[Records with drawing code]

%%

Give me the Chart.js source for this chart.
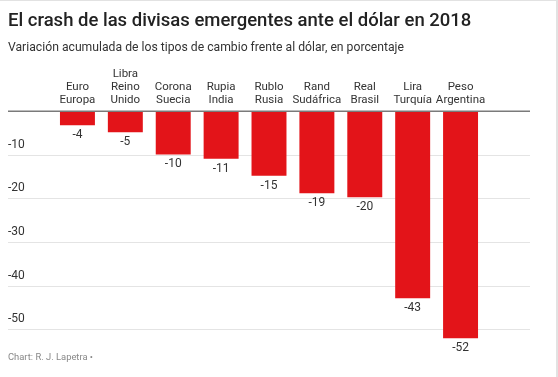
<!DOCTYPE html>
<html><head><meta charset="utf-8">
<script src="https://cdn.jsdelivr.net/npm/chart.js@4"></script>
<style>
html,body{margin:0;padding:0;background:#fff;}
#wrap{position:relative;width:558px;height:377px;overflow:hidden;font-family:Roboto,"Noto Sans",sans-serif;}
#c{position:absolute;left:0;top:0;}
.t{position:absolute;left:8px;white-space:nowrap;}
#title{top:9px;font-size:18.5px;font-weight:500;color:#222;}
#sub{top:40px;font-size:12.2px;color:#333;}
#foot{top:351px;font-size:9.4px;color:#888;}
#bt{position:absolute;left:0;top:0;width:558px;height:1px;background:#e2e2e2;}
#br{position:absolute;left:556px;top:0;width:2px;height:377px;background:#e2e2e2;}
</style></head>
<body>
<div id="wrap">
<canvas id="c" width="558" height="377"></canvas>
<div class="t" id="title">El crash de las divisas emergentes ante el dólar en 2018</div>
<div class="t" id="sub">Variación acumulada de los tipos de cambio frente al dólar, en porcentaje</div>
<div class="t" id="foot">Chart: R. J. Lapetra •</div>
<div id="bt"></div><div id="br"></div>
</div>
<script>
const categories = [['Euro','Europa'],['Libra','Reino','Unido'],['Corona','Suecia'],['Rupia','India'],['Rublo','Rusia'],['Rand','Sudáfrica'],['Real','Brasil'],['Lira','Turquía'],['Peso','Argentina']];
const values = [-3.2, -4.8, -9.9, -10.9, -14.8, -18.8, -19.7, -42.9, -52.1];
const valueLabels = ['-4','-5','-10','-11','-15','-19','-20','-43','-52'];
const yTicks = [-10, -20, -30, -40, -50];

const FONT = 'Roboto, "Noto Sans", sans-serif';

const gridPlugin = {
  id: 'fullGrid',
  beforeDatasetsDraw(chart) {
    const y = chart.scales.y, ctx = chart.ctx;
    ctx.save();
    ctx.strokeStyle = '#e4e4e4';
    ctx.lineWidth = 1;
    yTicks.forEach(v => {
      const py = Math.round(y.getPixelForValue(v)) + 0.5;
      ctx.beginPath(); ctx.moveTo(8, py); ctx.lineTo(530, py); ctx.stroke();
    });
    ctx.restore();
  },
  afterDatasetsDraw(chart) {
    const y = chart.scales.y, ctx = chart.ctx;
    ctx.save();
    ctx.strokeStyle = '#7a7a7a';
    ctx.lineWidth = 1.5;
    const py0 = y.getPixelForValue(0);
    ctx.beginPath(); ctx.moveTo(8, py0); ctx.lineTo(530, py0); ctx.stroke();
    ctx.fillStyle = '#333';
    ctx.font = '12px ' + FONT;
    ctx.textAlign = 'center';
    ctx.textBaseline = 'middle';
    chart.getDatasetMeta(0).data.forEach((bar, i) => {
      ctx.fillText(valueLabels[i], bar.x, bar.y + 10);
    });
    ctx.restore();
  }
};

new Chart(document.getElementById('c'), {
  type: 'bar',
  data: {
    labels: categories,
    datasets: [{
      data: values,
      backgroundColor: '#e31419',
      borderWidth: 0,
      barPercentage: 0.73,
      categoryPercentage: 1
    }]
  },
  options: {
    responsive: false,
    animation: false,
    layout: { padding: { left: 8, right: 73.5, top: 59.3, bottom: 26 } },
    plugins: { legend: { display: false }, tooltip: { enabled: false } },
    scales: {
      x: {
        position: 'top',
        grid: { display: false, drawTicks: false },
        border: { display: false },
        ticks: {
          color: '#333',
          font: { family: FONT, size: 11.5, lineHeight: 1.13 },
          padding: 5, maxRotation: 0, autoSkip: false
        },
        afterFit: s => { s.height = 52; }
      },
      y: {
        min: -55, max: 0,
        grid: { display: false, drawTicks: false },
        border: { display: false },
        afterBuildTicks: s => { s.ticks = yTicks.map(v => ({ value: v })); },
        ticks: {
          color: '#333',
          font: { family: FONT, size: 12 },
          crossAlign: 'far',
          labelOffset: -10,
          padding: 0,
          callback: v => String(v)
        },
        afterFit: s => { s.width = 45.5; }
      }
    }
  },
  plugins: [gridPlugin]
});
</script>
</body></html>
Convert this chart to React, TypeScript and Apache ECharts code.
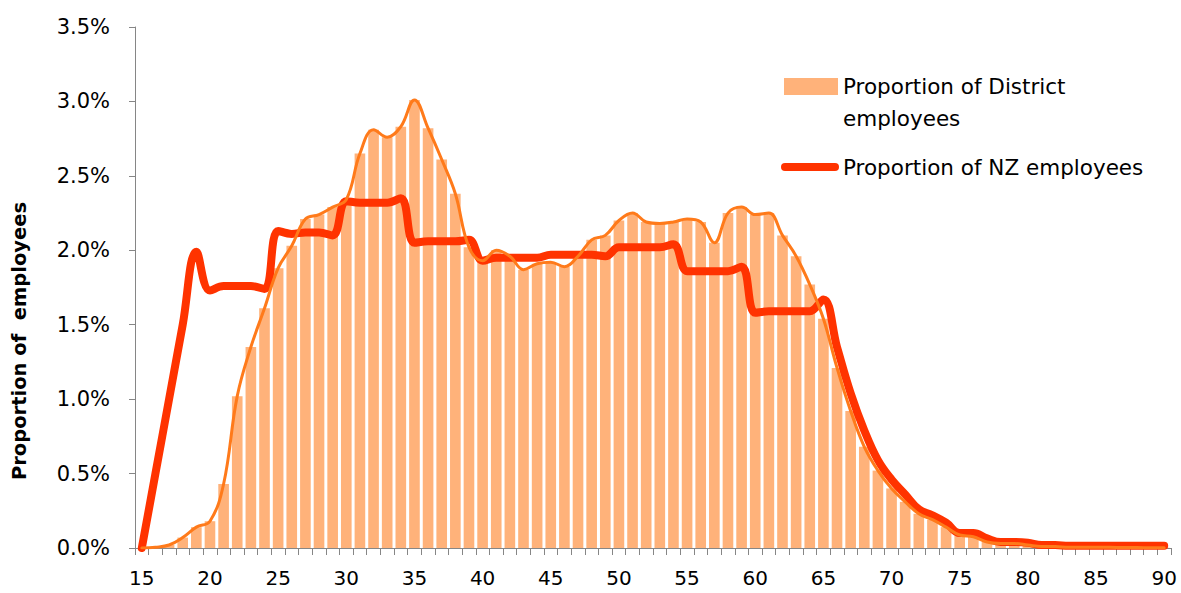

%%

All records should be output exactly, with the pictures left out.

• [Problem solution]
Give me the Chart.js source for this chart.
<!DOCTYPE html>
<html><head><meta charset="utf-8">
<script src="https://cdn.jsdelivr.net/npm/chart.js@4"></script>
<style>
html,body{margin:0;padding:0;background:#fff;}
#wrap{position:relative;width:558px;height:377px;overflow:hidden;font-family:Roboto,"Noto Sans",sans-serif;}
#c{position:absolute;left:0;top:0;}
.t{position:absolute;left:8px;white-space:nowrap;}
#title{top:9px;font-size:18.5px;font-weight:500;color:#222;}
#sub{top:40px;font-size:12.2px;color:#333;}
#foot{top:351px;font-size:9.4px;color:#888;}
#bt{position:absolute;left:0;top:0;width:558px;height:1px;background:#e2e2e2;}
#br{position:absolute;left:556px;top:0;width:2px;height:377px;background:#e2e2e2;}
</style></head>
<body>
<div id="wrap">
<canvas id="c" width="558" height="377"></canvas>
<div class="t" id="title">El crash de las divisas emergentes ante el dólar en 2018</div>
<div class="t" id="sub">Variación acumulada de los tipos de cambio frente al dólar, en porcentaje</div>
<div class="t" id="foot">Chart: R. J. Lapetra •</div>
<div id="bt"></div><div id="br"></div>
</div>
<script>
const categories = [['Euro','Europa'],['Libra','Reino','Unido'],['Corona','Suecia'],['Rupia','India'],['Rublo','Rusia'],['Rand','Sudáfrica'],['Real','Brasil'],['Lira','Turquía'],['Peso','Argentina']];
const values = [-3.2, -4.8, -9.9, -10.9, -14.8, -18.8, -19.7, -42.9, -52.1];
const valueLabels = ['-4','-5','-10','-11','-15','-19','-20','-43','-52'];
const yTicks = [-10, -20, -30, -40, -50];

const FONT = 'Roboto, "Noto Sans", sans-serif';

const gridPlugin = {
  id: 'fullGrid',
  beforeDatasetsDraw(chart) {
    const y = chart.scales.y, ctx = chart.ctx;
    ctx.save();
    ctx.strokeStyle = '#e4e4e4';
    ctx.lineWidth = 1;
    yTicks.forEach(v => {
      const py = Math.round(y.getPixelForValue(v)) + 0.5;
      ctx.beginPath(); ctx.moveTo(8, py); ctx.lineTo(530, py); ctx.stroke();
    });
    ctx.restore();
  },
  afterDatasetsDraw(chart) {
    const y = chart.scales.y, ctx = chart.ctx;
    ctx.save();
    ctx.strokeStyle = '#7a7a7a';
    ctx.lineWidth = 1.5;
    const py0 = y.getPixelForValue(0);
    ctx.beginPath(); ctx.moveTo(8, py0); ctx.lineTo(530, py0); ctx.stroke();
    ctx.fillStyle = '#333';
    ctx.font = '12px ' + FONT;
    ctx.textAlign = 'center';
    ctx.textBaseline = 'middle';
    chart.getDatasetMeta(0).data.forEach((bar, i) => {
      ctx.fillText(valueLabels[i], bar.x, bar.y + 10);
    });
    ctx.restore();
  }
};

new Chart(document.getElementById('c'), {
  type: 'bar',
  data: {
    labels: categories,
    datasets: [{
      data: values,
      backgroundColor: '#e31419',
      borderWidth: 0,
      barPercentage: 0.73,
      categoryPercentage: 1
    }]
  },
  options: {
    responsive: false,
    animation: false,
    layout: { padding: { left: 8, right: 73.5, top: 59.3, bottom: 26 } },
    plugins: { legend: { display: false }, tooltip: { enabled: false } },
    scales: {
      x: {
        position: 'top',
        grid: { display: false, drawTicks: false },
        border: { display: false },
        ticks: {
          color: '#333',
          font: { family: FONT, size: 11.5, lineHeight: 1.13 },
          padding: 5, maxRotation: 0, autoSkip: false
        },
        afterFit: s => { s.height = 52; }
      },
      y: {
        min: -55, max: 0,
        grid: { display: false, drawTicks: false },
        border: { display: false },
        afterBuildTicks: s => { s.ticks = yTicks.map(v => ({ value: v })); },
        ticks: {
          color: '#333',
          font: { family: FONT, size: 12 },
          crossAlign: 'far',
          labelOffset: -10,
          padding: 0,
          callback: v => String(v)
        },
        afterFit: s => { s.width = 45.5; }
      }
    }
  },
  plugins: [gridPlugin]
});
</script>
</body></html>
Convert this chart to React, TypeScript and Apache ECharts code.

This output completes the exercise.